THE EXERCISE: Starting with the first line below, extract each line through the one that contains "import seaborn as sns", inclusive, excluding pictures.
--------------------
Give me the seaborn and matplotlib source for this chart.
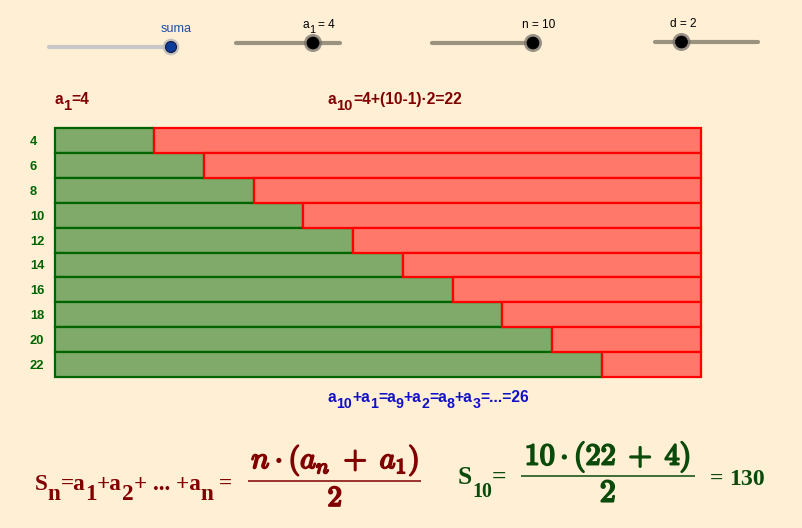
import numpy as np
import pandas as pd
import matplotlib
matplotlib.use("Agg")
import matplotlib.pyplot as plt
import matplotlib.patheffects as pe
from matplotlib.patches import Circle
import seaborn as sns

# ---------------- data ----------------
terms = [4, 6, 8, 10, 12, 14, 16, 18, 20, 22]
labels = ["4", "6", "8", "10", "12", "14", "16", "18", "20", "22"]
pair_sums = [26, 26, 26, 26, 26, 26, 26, 26, 26, 26]
remainder = [s - t for s, t in zip(pair_sums, terms)]
a1 = 4
n_terms = 10
d = 2
a_n = 22
s_total = 130

BG = "#FFEFD5"
GREEN_FACE = "#80AA6A"
GREEN_EDGE = "#006400"
RED_FACE = "#FF786A"
RED_EDGE = "#FF0000"
DARKRED = "#800000"
FGREEN = "#0A4A0A"
BLUE = "#1010C8"

sns.set_theme(style="white")
plt.rcParams["font.family"] = ["Liberation Sans", "DejaVu Sans"]

W, H = 803, 528
fig = plt.figure(figsize=(W / 100, H / 100), dpi=100, facecolor=BG)

# ---------------- bars ----------------
ax = fig.add_axes([55 / W, 1 - 377 / H, 646 / W, 249 / H])
ax.set_facecolor("none")
df = pd.DataFrame({"label": labels, "term": terms, "rest": remainder})
sns.barplot(data=df, x="term", y="label", orient="h", width=1.0, saturation=1,
            errorbar=None, color=GREEN_FACE, edgecolor=GREEN_EDGE,
            linewidth=1.6, clip_on=False, ax=ax)
sns.barplot(data=df, x="rest", y="label", orient="h", width=1.0, saturation=1,
            errorbar=None, color=RED_FACE, edgecolor=RED_EDGE,
            linewidth=1.6, clip_on=False, left=terms, ax=ax)
ax.set_xlim(0, pair_sums[0])
ax.set_ylim(len(labels) - 0.5, -0.5)
ax.set_xticks([])
ax.set_xlabel("")
ax.set_ylabel("")
for sp in ax.spines.values():
    sp.set_visible(False)
ax.tick_params(axis="y", length=0, pad=18)
for lbl in ax.get_yticklabels():
    lbl.set_horizontalalignment("left")
    lbl.set_color(GREEN_EDGE)
    lbl.set_fontweight("bold")
    lbl.set_fontsize(9.3)
    lbl.set_family("Liberation Sans")

# ---------------- overlay in pixel coordinates ----------------
ax0 = fig.add_axes([0, 0, 1, 1])
ax0.set_xlim(0, W)
ax0.set_ylim(H, 0)
ax0.axis("off")
ax0.patch.set_alpha(0)
renderer = fig.canvas.get_renderer()
PX = 100 / 72.0


def layout(parts, size, family, weight, sub_scale):
    arts, xx = [], 0.0
    for p in parts:
        if isinstance(p, (int, float)):
            xx += p * size * PX
            continue
        txt, sub = p
        fs = size * (sub_scale if sub else 1.0)
        t = ax0.text(0, 0, txt, fontsize=fs, family=family, weight=weight,
                     ha="left", va="baseline")
        w = t.get_window_extent(renderer).width
        arts.append((t, xx, sub))
        xx += w
    return arts, xx


def fit(parts, family, weight, sub_scale, target):
    arts, w = layout(parts, 10, family, weight, sub_scale)
    for t, _, _ in arts:
        t.remove()
    return 10 * target / w


def rich(x, y, parts, size, color, family="Liberation Sans", weight="bold",
         sub_scale=0.95, drop=0.36, ha="left", effects=None):
    arts, w = layout(parts, size, family, weight, sub_scale)
    x0 = x - w / 2 if ha == "center" else x
    for t, off, sub in arts:
        t.set_position((x0 + off, y + (drop * size * PX if sub else 0)))
        t.set_color(color)
        if effects:
            t.set_path_effects(effects)


def fit_math(s, target):
    t = ax0.text(0, 0, s, fontsize=10, math_fontfamily="cm")
    w = t.get_window_extent(renderer).width
    t.remove()
    return 10 * target / w


# ---------------- sliders ----------------
ax0.plot([49, 170], [47, 47], color="#C8C8C8", lw=3, solid_capstyle="round", zorder=2)
ax0.add_patch(Circle((171, 47), 8.3, facecolor="#BDBDBD", edgecolor="none", alpha=0.9, zorder=3))
ax0.add_patch(Circle((171, 47), 5.5, facecolor="#0B3B9B", edgecolor="#1A1A40", lw=0.8, zorder=4))
rich(176.5, 32, [("suma", 0)], 9.1, "#2050A8", weight="normal", ha="center")

sliders = [((236, 340, 43), 313, [("a", 0), ("1", 1), 0.25, (f"= {a1}", 0)], (318.5, 28)),
           ((432, 536, 43), 533, [(f"n = {n_terms}", 0)], (539, 27.5)),
           ((655, 758, 42), 681.5, [(f"d = {d}", 0)], (683.7, 27))]
for (x1, x2, yy), kx, parts, (lx, ly) in sliders:
    ax0.plot([x1, x2], [yy, yy], color="#9B937F", lw=3, solid_capstyle="round", zorder=2)
    ax0.add_patch(Circle((kx, yy), 9, facecolor="#77726A", edgecolor="none", alpha=0.75, zorder=3))
    ax0.add_patch(Circle((kx, yy), 6, facecolor="black", edgecolor="black", lw=0.5, zorder=4))
    rich(lx, ly, parts, 8.6, "black", weight="normal", ha="center", drop=0.4, sub_scale=0.9)

# ---------------- top labels ----------------
top_mid = [("a", 0), (str(n_terms), 1), (f"={a1}+({n_terms}-1)·{d}={a_n}", 0)]
sz_top = fit(top_mid, "Liberation Sans", "bold", 0.95, 134.5)
rich(55, 104, [("a", 0), ("1", 1), (f"={a1}", 0)], sz_top, DARKRED)
rich(328, 104, top_mid, sz_top, DARKRED)

# ---------------- blue pair-sum text ----------------
blue_parts = [("a", 0), ("10", 1), ("+a", 0), ("1", 1), ("=a", 0), ("9", 1), ("+a", 0),
              ("2", 1), ("=a", 0), ("8", 1), ("+a", 0), ("3", 1), (f"=...={pair_sums[0]}", 0)]
sz_blue = fit(blue_parts, "Liberation Sans", "bold", 0.9, 202)
rich(328, 401.5, blue_parts, sz_blue, BLUE, sub_scale=0.9, drop=0.42)

# ---------------- bottom formulas ----------------
left_parts = [("S", 0), ("n", 1), ("=a", 0), ("1", 1), ("+a", 0), ("2", 1),
              ("+ ... +a", 0), ("n", 1), 0.25, ("=", 0)]
sz_left = fit(left_parts, "Liberation Serif", "bold", 1.0, 198)
rich(35, 489.5, left_parts, sz_left, DARKRED, family="Liberation Serif",
     sub_scale=1.0, drop=0.45)

num_left = r"$n\cdot(a_n\;+\;a_1)$"
szn = fit_math(num_left, 170)
ax0.text(335, 468, num_left, fontsize=szn, math_fontfamily="cm", color=DARKRED,
         ha="center", va="baseline",
         path_effects=[pe.withStroke(linewidth=1.3, foreground=DARKRED)])
ax0.plot([248, 421.5], [480.7, 480.7], color=DARKRED, lw=1.1, solid_capstyle="butt")
ax0.text(335, 506, r"$\mathbf{2}$", fontsize=szn * 0.95, math_fontfamily="cm",
         color=DARKRED, ha="center", va="baseline",
         path_effects=[pe.withStroke(linewidth=1.4, foreground=DARKRED)])

s10_parts = [("S", 0), (str(n_terms), 1), ("=", 0)]
sz_s10 = fit(s10_parts, "Liberation Serif", "bold", 0.78, 49)
rich(458, 484, s10_parts, sz_s10, FGREEN, family="Liberation Serif",
     sub_scale=0.78, drop=0.5)

num_right = r"$\mathbf{%d}\cdot(\mathbf{%d}\;+\;\mathbf{%d})$" % (n_terms, a_n, a1)
szr = fit_math(num_right, 168)
ax0.text(607.5, 464.5, num_right, fontsize=szr, math_fontfamily="cm", color=FGREEN,
         ha="center", va="baseline",
         path_effects=[pe.withStroke(linewidth=1.4, foreground=FGREEN)])
ax0.plot([521, 695], [475.7, 475.7], color=FGREEN, lw=1.1, solid_capstyle="butt")
ax0.text(608, 501.7, r"$\mathbf{2}$", fontsize=szr * 1.05, math_fontfamily="cm",
         color=FGREEN, ha="center", va="baseline",
         path_effects=[pe.withStroke(linewidth=1.4, foreground=FGREEN)])

res_parts = [("=", 0), 0.25, (str(s_total), 0)]
sz_res = fit(res_parts, "Liberation Serif", "bold", 1.0, 55)
rich(710, 485, res_parts, sz_res, FGREEN, family="Liberation Serif")

fig.savefig("out.png", dpi=100, facecolor=BG)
--------------------
EXPECTED ANSWER:
Give me the seaborn and matplotlib source for this chart.
import numpy as np
import pandas as pd
import matplotlib
matplotlib.use("Agg")
import matplotlib.pyplot as plt
import matplotlib.patheffects as pe
from matplotlib.patches import Circle
import seaborn as sns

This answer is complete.